If one looks through the MOT literature it is often occlusion, erratic motion, and visual similarity that are either directly mentioned as obstacles or indirectly through the design of the trackers (and NOT the number of objects). Therefore, we propose the first-ever novel MOT dataset complexity metric called MOTCOM, which is based on the three aforementioned phenomena. As seen below it has a much stronger correlation with the complexity of the MOT sequences compared to tracks and density.

Challenges in MOT

There exists a range of problems in MOT sequences that are difficult to handle for trackers. We have based MOTCOM on the three aforementioned phenomena, which we deem to be the most critical, namely; occlusion, erratic motion, and visual similarity. We will describe each of the phenomena briefly in the subsections below.


When an object within the camera view is either partially or fully hidden we say that it is occluded. It can either be occluded by other moving objects, static objects in the scene, or simply by itself. Therefore, we say that there are three types of occlusion, which are: inter-object-occlusion, scene-occlusion, and self-occlusion.

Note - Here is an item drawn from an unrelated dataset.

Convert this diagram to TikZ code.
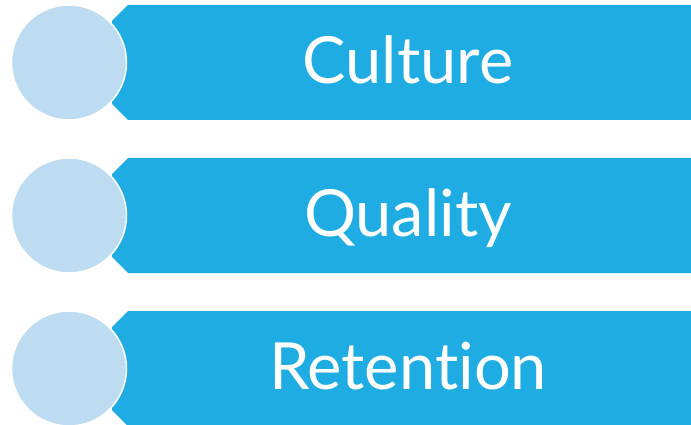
\documentclass[tikz,border=0pt]{standalone}
\usepackage{fontspec}
\setmainfont{Lato}[Ligatures=NoCommon]
\usetikzlibrary{shapes,positioning}
\definecolor{bannerblue}{HTML}{1EACE2}
\definecolor{disclight}{HTML}{BDDBF1}

\begin{document}
\begin{tikzpicture}[x=1pt,y=-1pt,
    banner/.style={fill=bannerblue},
    bannertext/.style={text=white,inner sep=0pt,text height=47pt,text depth=5pt,
      font=\fontsize{65}{70}\selectfont},
    disc/.style={circle,fill=disclight,draw=white,line width=1.5pt,minimum size=115pt,inner sep=0pt}]
        \useasboundingbox (0,0) rectangle (691,425);
        \fill[banner] (112,21) -- (128,5) -- (700,5) -- (700,120) -- (128,120) -- (112,104) -- cycle;
        \fill[banner] (112,174) -- (128,158) -- (700,158) -- (700,273) -- (128,273) -- (112,257) -- cycle;
        \fill[banner] (112,327) -- (128,311) -- (700,311) -- (700,426) -- (128,426) -- (112,410) -- cycle;

        \node (T1) at (408,62.5) [bannertext] {Culture};
        \node (T2) at (408,215.5) [bannertext] {Quality};
        \node (T3) at (408,368.5) [bannertext] {Retention};

        \node (D1) at (69,62.5) [disc] {};
        \node (D2) at (69,215.5) [disc] {};
        \node (D3) at (69,368.5) [disc] {};
    \end{tikzpicture}
\end{document}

An example of inter-object-occlusion is illustrated in the image to the left by the blue bounding box where a person is walking in front of another. In the upper left corner is an example of scene-occlusion where a person is partly occluded by a scene object, in this case some flowers marked by the red bounding box.

There are cases of self-occlusion in the image, but it is non-trivial to define the level of self-occlusion and it is highly dependent on the type of object. Therefore, it is most often not taken into account in MOT systems.

Erratic Motion

In computer vision systems motion is commonly used as a term for an object’s spatial displacement between frames. This is typically because the object is moving by itself, but it can also be caused by camera motion, a combination of the two, or something else.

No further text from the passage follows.